[Source data]:
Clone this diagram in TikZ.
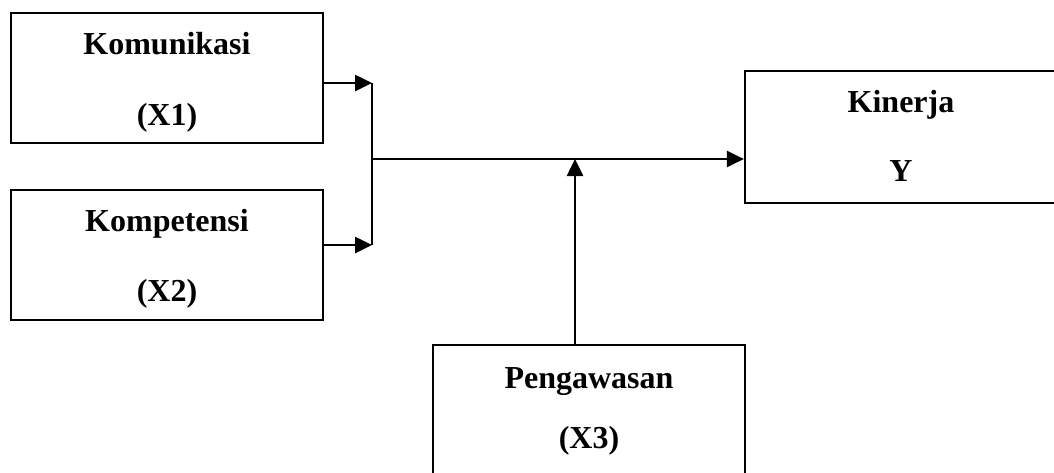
\documentclass[tikz,border=0pt]{standalone}
\usepackage{fontspec}
\setmainfont{Liberation Serif}
\usetikzlibrary{arrows.meta}
\begin{document}
\begin{tikzpicture}[x=1pt,y=-1pt,
  varbox/.style={draw,line width=2.2pt,minimum width=312pt,inner sep=0pt},
  lbl/.style={anchor=base,inner sep=0pt,font=\fontsize{32}{36}\selectfont\bfseries},
  conn/.style={line width=2.6pt},
  arr/.style={conn,-{Triangle[length=17pt,width=16pt]}}]
\useasboundingbox (0,0) rectangle (1054,472);
% boxes
\node[varbox,minimum height=130pt] (x1) at (167,78) {};
\node[varbox,minimum height=130pt] (x2) at (167,255) {};
\node[varbox,minimum height=132pt] (kin) at (901,137) {};
\node[varbox,minimum height=130pt] (pen) at (589,410) {};
% labels
\node[lbl] (x1a) at (167,54) {Komunikasi};
\node[lbl] (x1b) at (167,125) {(X1)};
\node[lbl] (x2a) at (167,231) {Kompetensi};
\node[lbl] (x2b) at (167,301) {(X2)};
\node[lbl] (kina) at (901,112) {Kinerja};
\node[lbl] (kinb) at (901,181) {Y};
\node[lbl] (pena) at (589,388) {Pengawasan};
\node[lbl] (penb) at (589,448) {(X3)};
% connectors
\coordinate (j1) at (372,83);
\coordinate (j2) at (372,245);
\coordinate (jm) at (372,159);
\coordinate (t) at (575,159);
\draw[arr] (x1.east |- j1) -- (j1);
\draw[arr] (x2.east |- j2) -- (j2);
\draw[conn] (j1) -- (j2);
\draw[arr] (jm) -- (kin.west |- jm);
\draw[arr] (pen.north -| t) -- (t);
\end{tikzpicture}
\end{document}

[Task to complete]: Copy every line of the data word for word, omitting the images.

[Final result]:
Clone this diagram in TikZ.
\documentclass[tikz,border=0pt]{standalone}
\usepackage{fontspec}
\setmainfont{Liberation Serif}
\usetikzlibrary{arrows.meta}
\begin{document}
\begin{tikzpicture}[x=1pt,y=-1pt,
  varbox/.style={draw,line width=2.2pt,minimum width=312pt,inner sep=0pt},
  lbl/.style={anchor=base,inner sep=0pt,font=\fontsize{32}{36}\selectfont\bfseries},
  conn/.style={line width=2.6pt},
  arr/.style={conn,-{Triangle[length=17pt,width=16pt]}}]
\useasboundingbox (0,0) rectangle (1054,472);
% boxes
\node[varbox,minimum height=130pt] (x1) at (167,78) {};
\node[varbox,minimum height=130pt] (x2) at (167,255) {};
\node[varbox,minimum height=132pt] (kin) at (901,137) {};
\node[varbox,minimum height=130pt] (pen) at (589,410) {};
% labels
\node[lbl] (x1a) at (167,54) {Komunikasi};
\node[lbl] (x1b) at (167,125) {(X1)};
\node[lbl] (x2a) at (167,231) {Kompetensi};
\node[lbl] (x2b) at (167,301) {(X2)};
\node[lbl] (kina) at (901,112) {Kinerja};
\node[lbl] (kinb) at (901,181) {Y};
\node[lbl] (pena) at (589,388) {Pengawasan};
\node[lbl] (penb) at (589,448) {(X3)};
% connectors
\coordinate (j1) at (372,83);
\coordinate (j2) at (372,245);
\coordinate (jm) at (372,159);
\coordinate (t) at (575,159);
\draw[arr] (x1.east |- j1) -- (j1);
\draw[arr] (x2.east |- j2) -- (j2);
\draw[conn] (j1) -- (j2);
\draw[arr] (jm) -- (kin.west |- jm);
\draw[arr] (pen.north -| t) -- (t);
\end{tikzpicture}
\end{document}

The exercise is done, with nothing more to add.